IL CAMBIAMENTO CLIMATICO COLPISCE anche alcuni dei prodotti simbolo del Commercio equo, come il caffè. Ad Altromercato Campus parteciperà tra gli altri José Rojas Hernandez di Norandino, Perù, le cui 7.000 famiglie contadine producono un eccellente caffè biologico di qualità arabica. Le zone di coltivazione sono state però tartassate dai cambiamenti climatici, primo fra tutti il fenomeno conosciuto come El Niño. Con grande perseveranza i soci di Norandino cercano di mitigarne le conseguenze: selezionando le varietà di piante più resistenti alle avversità, cercando di rendere più efficienti i sistemi d’irrigazione, diversificando la produzione e promuovendo, con la Ong Progreso, Proclimate e altre associazioni ambientaliste, il progetto di riforestazione della Sierra de Piura.

NELL’AMBITO DEL COSIDDETTO domestic fair trade, il marchigiano Giovanni Girolomoni – erede di Gino che ha segnato la storia del biologico in Italia – si batte per mitigare le conseguenze del cambiamento climatico.
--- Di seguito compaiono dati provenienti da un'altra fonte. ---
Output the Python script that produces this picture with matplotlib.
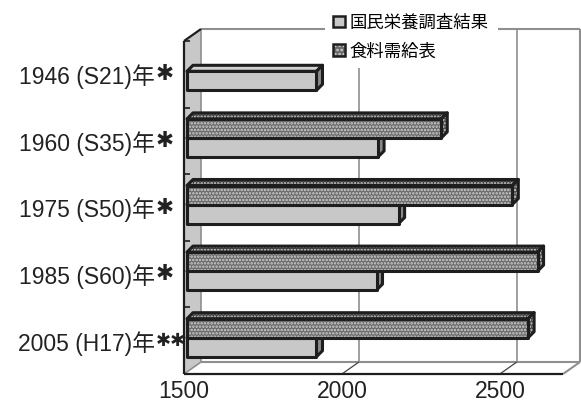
import numpy as np
import matplotlib.pyplot as plt
from matplotlib.patches import Polygon, Patch
from matplotlib.legend_handler import HandlerTuple

plt.rcParams['font.family'] = ['Liberation Sans', 'Noto Sans CJK JP', 'DejaVu Sans']
plt.rcParams['hatch.linewidth'] = 1.2

# --- data (kcal) ---
years = ['1946 (S21)年', '1960 (S35)年', '1975 (S50)年',
         '1985 (S60)年', '2005 (H17)年']
marks = ['✱', '✱', '✱', '✱', '✱✱']
survey = [1910, 2105, 2170, 2100, 1910]          # 国民栄養調査結果
balance = [np.nan, 2305, 2530, 2610, 2580]       # 食料需給表
xticks = [1500, 2000, 2500]
X0, X1 = 1500, 2700

W, H = 581, 405
fig = plt.figure(figsize=(W / 100, H / 100), dpi=100)
ax = fig.add_axes([184 / W, (H - 374) / H, (563 - 184) / W, (374 - 41) / H])
ax.set_xlim(X0, X1)
ax.set_ylim(len(years) - 0.5, -0.5)
ax.patch.set_visible(False)
for s in ax.spines.values():
    s.set_visible(False)

# pixel -> data scale, for the fake 3D depth
ux = (563 - 184) / (X1 - X0)
uy = (374 - 41) / len(years)

def shift(x, y, d):
    return x + d[0] / ux, y - d[1] / uy

WALL = (17, 12)
BAR_F = (3, 3)
BAR_B = (9, 9)
YB, YT = len(years) - 0.5, -0.5
grey = '#8f8f8f'
dark = '#1e1e1e'

def seg(p, q, **kw):
    ax.plot([p[0], q[0]], [p[1], q[1]], clip_on=False, solid_capstyle='butt', **kw)

# back wall + gridlines
for v in xticks[1:]:
    seg(shift(v, YB, WALL), shift(v, YT, WALL), color=grey, lw=1.2, zorder=1)
seg(shift(X0, YT, WALL), shift(X1, YT, WALL), color=grey, lw=1.5, zorder=1)
seg(shift(X1, YB, WALL), shift(X1, YT, WALL), color=grey, lw=1.5, zorder=1)

# floor
seg(shift(X0, YB, WALL), shift(X1, YB, WALL), color=grey, lw=1.5, zorder=1)
seg((X1, YB), shift(X1, YB, WALL), color=grey, lw=1.5, zorder=1)
for v in xticks[1:]:
    seg((v, YB), shift(v, YB, WALL), color='#444444', lw=0.9, zorder=1)
seg((X0, YB), (X1, YB), color=dark, lw=1.6, zorder=3)

# left wall
wall = [(X0, YT), (X0, YB), shift(X0, YB, WALL), shift(X0, YT, WALL)]
ax.add_patch(Polygon(wall, closed=True, facecolor='#c8c8c8', edgecolor='none',
                     zorder=1, clip_on=False))
seg(shift(X0, YB, WALL), shift(X0, YT, WALL), color=grey, lw=1.2, zorder=1)
seg((X0, YB), shift(X0, YB, WALL), color=grey, lw=1.2, zorder=1)
seg((X0, YT), (X0, YB), color=dark, lw=1.6, zorder=3)
seg((X0, YT), shift(X0, YT, WALL), color=dark, lw=1.6, zorder=3)
for k in range(len(years)):
    seg((X0, k - 0.5), (X0 + 6 / ux, k - 0.5), color=dark, lw=1.2, zorder=3)


def bar3d(y, v, h, front, top, side, hatch=None, z=4):
    y0, y1 = y - h / 2, y + h / 2
    a = shift(X0, y1, BAR_F); b = shift(v, y1, BAR_F)
    c = shift(v, y0, BAR_F); d = shift(X0, y0, BAR_F)
    bc = shift(v, y0, BAR_B); bb = shift(v, y1, BAR_B); bd = shift(X0, y0, BAR_B)
    faces = [([d, c, bc, bd], top), ([c, b, bb, bc], side), ([a, b, c, d], front)]
    for pts, fc in faces:
        if hatch:
            ax.add_patch(Polygon(pts, closed=True, facecolor=fc, edgecolor='#d0d0d0',
                                 hatch=hatch, lw=0, zorder=z, clip_on=False))
            ax.add_patch(Polygon(pts, closed=True, facecolor='none', edgecolor=dark,
                                 lw=2.2, joinstyle='round', zorder=z, clip_on=False))
        else:
            ax.add_patch(Polygon(pts, closed=True, facecolor=fc, edgecolor=dark,
                                 lw=2.2, joinstyle='round', zorder=z, clip_on=False))


bh = 19 / uy
for i in range(len(years)):
    bar3d(i + bh / 2, survey[i], bh, '#c8c8c8', '#d2d2d2', '#8a8a8a', z=4 + i * 2)
    if not np.isnan(balance[i]):
        bar3d(i - bh / 2, balance[i], bh, '#6a6a6a', '#3c3c3c', '#4a4a4a',
              hatch='.....', z=5 + i * 2)

# ticks and labels
ax.set_yticks(range(len(years)), years)
ax.set_xticks(xticks, [str(v) for v in xticks])
ax.tick_params(axis='y', length=0, pad=21, labelsize=16.5, labelcolor='#222222')
ax.tick_params(axis='x', length=0, pad=4, labelsize=16.5, labelcolor='#222222')
for i, m in enumerate(marks):
    ax.text(-28 / 379, i, m, transform=ax.get_yaxis_transform(), ha='left',
            va='center', family='DejaVu Sans', fontsize=15.5 if len(m) == 1 else 13,
            color='#222222', clip_on=False)

handles = [Patch(facecolor='#c8c8c8', edgecolor=dark, lw=1.8),
           (Patch(facecolor='#6a6a6a', edgecolor='#d0d0d0', hatch='....', lw=0),
            Patch(facecolor='none', edgecolor=dark, lw=1.8))]
fig.legend(handles=handles, labels=['国民栄養調査結果', '食料需給表'],
           handler_map={tuple: HandlerTuple(ndivide=1)},
           loc='upper left', bbox_to_anchor=(316 / W, 1.0 + 3 / H),
           frameon=True, fancybox=False, edgecolor='none', facecolor='white',
           framealpha=1, fontsize=12.5, handlelength=0.65, handleheight=0.65,
           handletextpad=0.3, labelspacing=0.7, borderpad=0.5)

fig.savefig('out.png', dpi=100)
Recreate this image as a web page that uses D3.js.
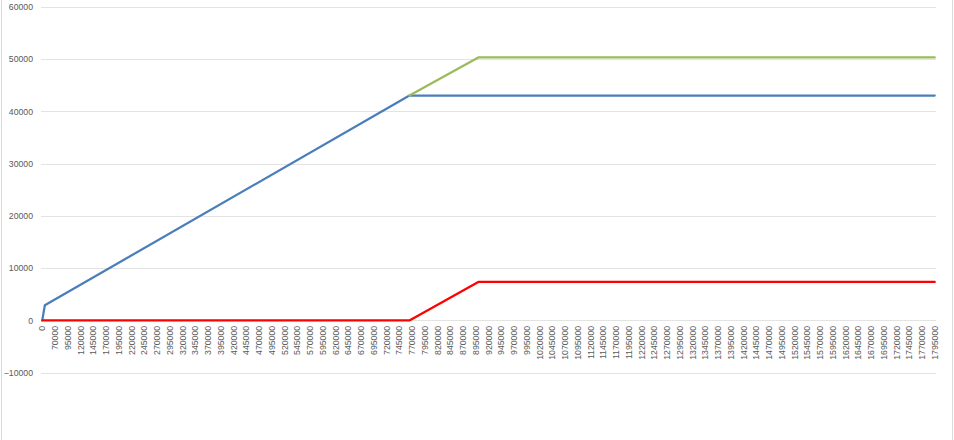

Prima di tutto promuovendo le tecniche dell’agricoltura conservativa e rigenerativa, quali le rotazioni, minime lavorazioni e colture di copertura, con l’obiettivo di migliorare la fertilità dei terreni; poi con la ricerca – non speculativa – sui semi, in particolare i cosiddetti «grani antichi», che hanno una spiccata rusticità e sono quindi più resilienti ai cambiamenti climatici; infine assicurando i raccolti contro gli eventi atmosferici avversi. Ma nessuna polizza può sostituire i valori.

Così Alessandro Franceschini, vicepresidente di Altromercato: «Abbiamo iniziato tanti anni fa per una questione di giustizia. Ci ribolliva il sangue quando ci raccontavano dei coyotes che insieme alle multinazionali affamavano i produttori di caffè in Messico: 30 anni dopo, con la stessa logica, affrontiamo la crisi climatica, che colpisce in primis i più vulnerabili».